#### Written problem
Produce an exact copy of all the data below, dropping every image.

#### Data segment
%%

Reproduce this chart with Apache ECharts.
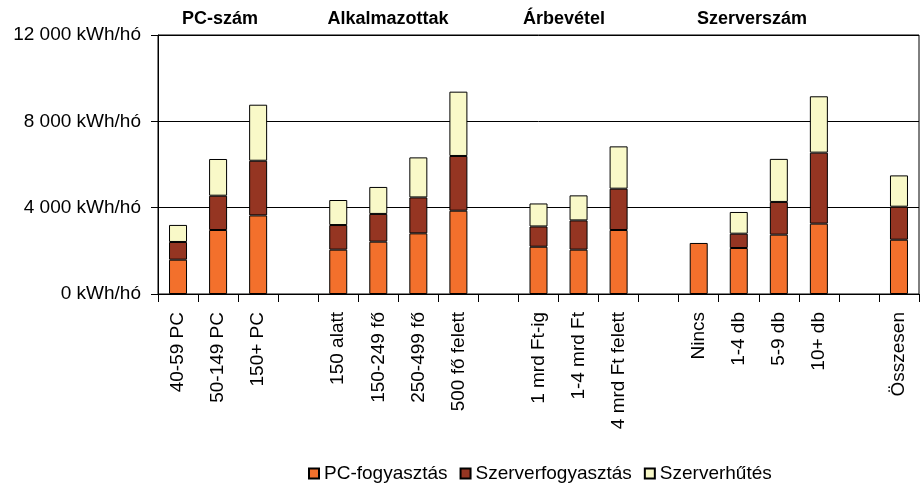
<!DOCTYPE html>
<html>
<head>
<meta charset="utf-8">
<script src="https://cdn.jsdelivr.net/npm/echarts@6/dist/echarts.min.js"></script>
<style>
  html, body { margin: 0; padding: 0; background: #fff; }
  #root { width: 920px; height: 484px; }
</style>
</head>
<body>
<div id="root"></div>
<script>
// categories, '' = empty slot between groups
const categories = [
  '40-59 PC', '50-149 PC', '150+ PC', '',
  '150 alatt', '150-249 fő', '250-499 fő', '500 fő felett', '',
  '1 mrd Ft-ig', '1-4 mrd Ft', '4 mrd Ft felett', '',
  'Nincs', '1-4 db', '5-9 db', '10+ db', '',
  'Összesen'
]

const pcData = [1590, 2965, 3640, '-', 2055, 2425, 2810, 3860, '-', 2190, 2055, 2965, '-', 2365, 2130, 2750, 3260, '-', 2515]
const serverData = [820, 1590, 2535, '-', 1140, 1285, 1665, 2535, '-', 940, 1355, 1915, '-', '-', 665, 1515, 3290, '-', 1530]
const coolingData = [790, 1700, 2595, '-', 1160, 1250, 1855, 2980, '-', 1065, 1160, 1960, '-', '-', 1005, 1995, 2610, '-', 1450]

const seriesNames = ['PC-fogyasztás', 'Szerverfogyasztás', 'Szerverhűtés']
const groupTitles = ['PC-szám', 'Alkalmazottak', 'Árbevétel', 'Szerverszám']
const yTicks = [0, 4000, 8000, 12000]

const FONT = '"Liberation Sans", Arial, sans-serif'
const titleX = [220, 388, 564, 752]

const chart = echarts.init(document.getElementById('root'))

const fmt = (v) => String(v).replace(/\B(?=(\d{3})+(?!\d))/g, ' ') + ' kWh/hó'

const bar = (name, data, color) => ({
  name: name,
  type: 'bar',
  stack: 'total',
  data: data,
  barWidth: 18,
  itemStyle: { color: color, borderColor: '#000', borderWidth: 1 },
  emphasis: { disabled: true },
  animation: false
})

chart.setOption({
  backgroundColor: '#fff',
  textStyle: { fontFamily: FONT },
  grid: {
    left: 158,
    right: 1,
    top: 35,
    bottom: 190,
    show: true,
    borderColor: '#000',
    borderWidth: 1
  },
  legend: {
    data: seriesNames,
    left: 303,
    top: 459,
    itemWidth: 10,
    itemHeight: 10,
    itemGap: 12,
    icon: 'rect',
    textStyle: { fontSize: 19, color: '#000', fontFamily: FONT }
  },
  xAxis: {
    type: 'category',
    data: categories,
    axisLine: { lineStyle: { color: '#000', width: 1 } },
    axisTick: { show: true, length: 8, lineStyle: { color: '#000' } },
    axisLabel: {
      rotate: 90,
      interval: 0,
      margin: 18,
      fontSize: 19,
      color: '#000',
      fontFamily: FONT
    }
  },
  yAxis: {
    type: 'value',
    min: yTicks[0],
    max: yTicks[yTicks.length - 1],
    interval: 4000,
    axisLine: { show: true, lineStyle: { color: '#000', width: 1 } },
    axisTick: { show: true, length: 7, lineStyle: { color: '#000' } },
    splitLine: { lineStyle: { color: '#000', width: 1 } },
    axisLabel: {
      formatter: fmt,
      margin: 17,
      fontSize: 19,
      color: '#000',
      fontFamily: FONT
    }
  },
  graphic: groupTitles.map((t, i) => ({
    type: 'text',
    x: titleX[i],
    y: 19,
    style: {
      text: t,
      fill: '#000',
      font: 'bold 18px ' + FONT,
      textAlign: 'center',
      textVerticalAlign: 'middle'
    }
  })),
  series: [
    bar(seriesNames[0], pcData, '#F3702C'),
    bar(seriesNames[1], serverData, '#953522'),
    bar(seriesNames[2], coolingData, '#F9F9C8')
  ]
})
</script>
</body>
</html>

%%

#### Written solution
Reproduce this chart with Apache ECharts.
<!DOCTYPE html>
<html>
<head>
<meta charset="utf-8">
<script src="https://cdn.jsdelivr.net/npm/echarts@6/dist/echarts.min.js"></script>
<style>
  html, body { margin: 0; padding: 0; background: #fff; }
  #root { width: 920px; height: 484px; }
</style>
</head>
<body>
<div id="root"></div>
<script>
// categories, '' = empty slot between groups
const categories = [
  '40-59 PC', '50-149 PC', '150+ PC', '',
  '150 alatt', '150-249 fő', '250-499 fő', '500 fő felett', '',
  '1 mrd Ft-ig', '1-4 mrd Ft', '4 mrd Ft felett', '',
  'Nincs', '1-4 db', '5-9 db', '10+ db', '',
  'Összesen'
]

const pcData = [1590, 2965, 3640, '-', 2055, 2425, 2810, 3860, '-', 2190, 2055, 2965, '-', 2365, 2130, 2750, 3260, '-', 2515]
const serverData = [820, 1590, 2535, '-', 1140, 1285, 1665, 2535, '-', 940, 1355, 1915, '-', '-', 665, 1515, 3290, '-', 1530]
const coolingData = [790, 1700, 2595, '-', 1160, 1250, 1855, 2980, '-', 1065, 1160, 1960, '-', '-', 1005, 1995, 2610, '-', 1450]

const seriesNames = ['PC-fogyasztás', 'Szerverfogyasztás', 'Szerverhűtés']
const groupTitles = ['PC-szám', 'Alkalmazottak', 'Árbevétel', 'Szerverszám']
const yTicks = [0, 4000, 8000, 12000]

const FONT = '"Liberation Sans", Arial, sans-serif'
const titleX = [220, 388, 564, 752]

const chart = echarts.init(document.getElementById('root'))

const fmt = (v) => String(v).replace(/\B(?=(\d{3})+(?!\d))/g, ' ') + ' kWh/hó'

const bar = (name, data, color) => ({
  name: name,
  type: 'bar',
  stack: 'total',
  data: data,
  barWidth: 18,
  itemStyle: { color: color, borderColor: '#000', borderWidth: 1 },
  emphasis: { disabled: true },
  animation: false
})

chart.setOption({
  backgroundColor: '#fff',
  textStyle: { fontFamily: FONT },
  grid: {
    left: 158,
    right: 1,
    top: 35,
    bottom: 190,
    show: true,
    borderColor: '#000',
    borderWidth: 1
  },
  legend: {
    data: seriesNames,
    left: 303,
    top: 459,
    itemWidth: 10,
    itemHeight: 10,
    itemGap: 12,
    icon: 'rect',
    textStyle: { fontSize: 19, color: '#000', fontFamily: FONT }
  },
  xAxis: {
    type: 'category',
    data: categories,
    axisLine: { lineStyle: { color: '#000', width: 1 } },
    axisTick: { show: true, length: 8, lineStyle: { color: '#000' } },
    axisLabel: {
      rotate: 90,
      interval: 0,
      margin: 18,
      fontSize: 19,
      color: '#000',
      fontFamily: FONT
    }
  },
  yAxis: {
    type: 'value',
    min: yTicks[0],
    max: yTicks[yTicks.length - 1],
    interval: 4000,
    axisLine: { show: true, lineStyle: { color: '#000', width: 1 } },
    axisTick: { show: true, length: 7, lineStyle: { color: '#000' } },
    splitLine: { lineStyle: { color: '#000', width: 1 } },
    axisLabel: {
      formatter: fmt,
      margin: 17,
      fontSize: 19,
      color: '#000',
      fontFamily: FONT
    }
  },
  graphic: groupTitles.map((t, i) => ({
    type: 'text',
    x: titleX[i],
    y: 19,
    style: {
      text: t,
      fill: '#000',
      font: 'bold 18px ' + FONT,
      textAlign: 'center',
      textVerticalAlign: 'middle'
    }
  })),
  series: [
    bar(seriesNames[0], pcData, '#F3702C'),
    bar(seriesNames[1], serverData, '#953522'),
    bar(seriesNames[2], coolingData, '#F9F9C8')
  ]
})
</script>
</body>
</html>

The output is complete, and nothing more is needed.